The Senate Committee Report of the 1955 Act explained that " [t]his legislation will clarify and consolidate in a single, permanent, penal statute the rider reenacted each year in appropriation acts as well as certain similar permanent provisions in existing law, which in effect prohibit the employment by the Government of ... any person who strikes against the Government...." The provisions that the committee stated the new law would "clarify and consolidate in a single statute" included section 305 of the Taft-Hartley Act, which limited the ban on employment of strikers to three years, and section 612 of the Housing Act of 1949, which did not so limit the bar. The Senate Committee stated that the bill "will prohibit the employment in the Federal Government ... of any person who ... participates in any strike against the Government...." S.Rep. No. 1256, 84th Cong., 1st Sess. 1, 2, reprinted in 1955 U.S.Code Cong. & Ad.News 2873, 2874.

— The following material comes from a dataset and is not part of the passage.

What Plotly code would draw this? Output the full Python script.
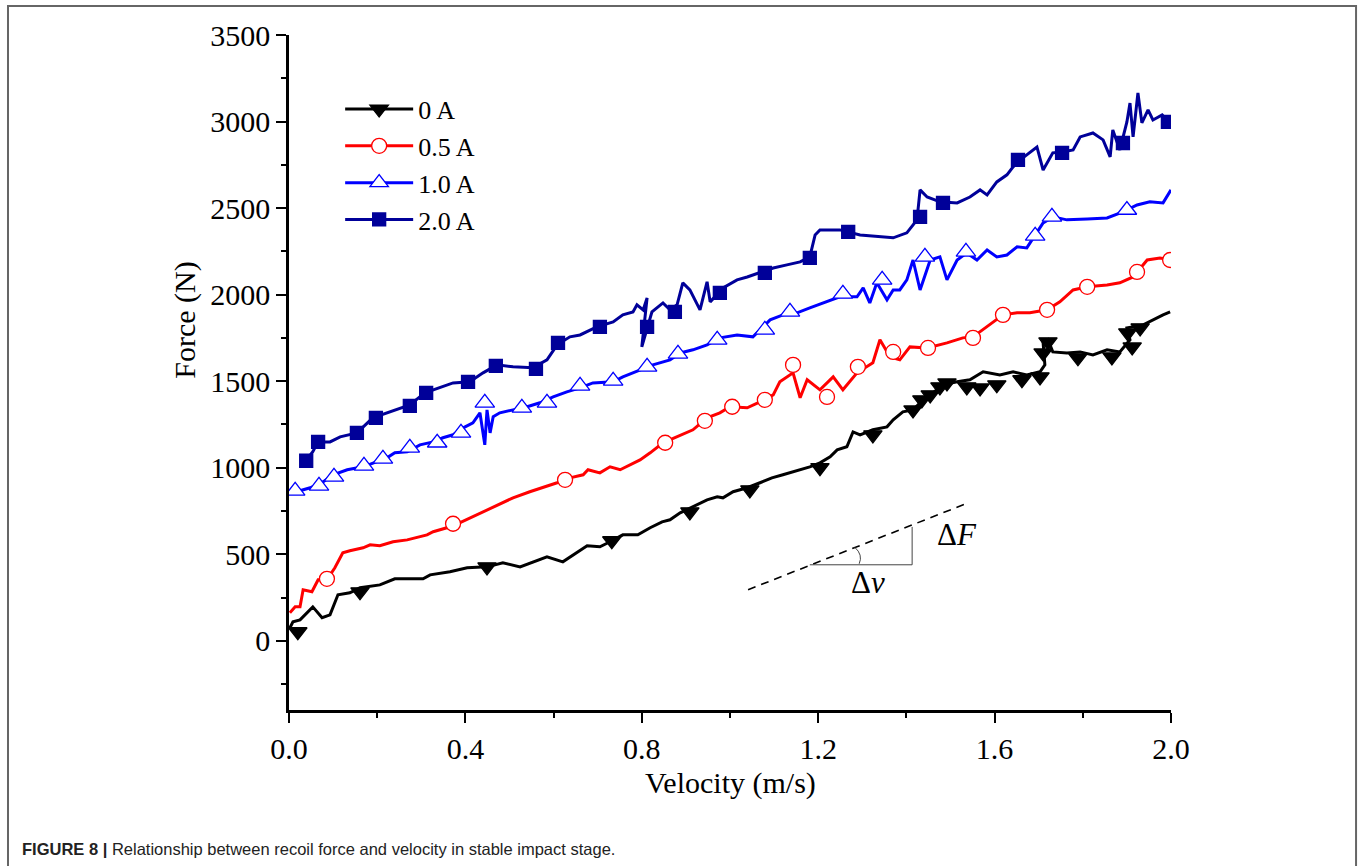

In light of this history, it is most unlikely that if Congress intended the broad and unequivocal ban upon employment by persons who participated in a strike against the government to be limited to three years, it would not have said so--either in the statute itself, as section 305 of the Taft-Hartley Act did, or in the legislative history. It did neither. The conclusion is inescapable that Congress meant exactly what it said--that persons who participated in a strike against the government are barred indefinitely from employment in the government.
The fact that, in a compassionate exercise of clemency, OPM limited the bar on employment other than with the Administration to three years and the President reduced the bar on such employment to less than three years, provides no basis for concluding that the statutory bar itself is limited to three years. Since no question has been raised about the authority of the President and OPM to take such action, we need not and do not consider that issue.
The decision of the Merit Systems Protection Board is affirmed.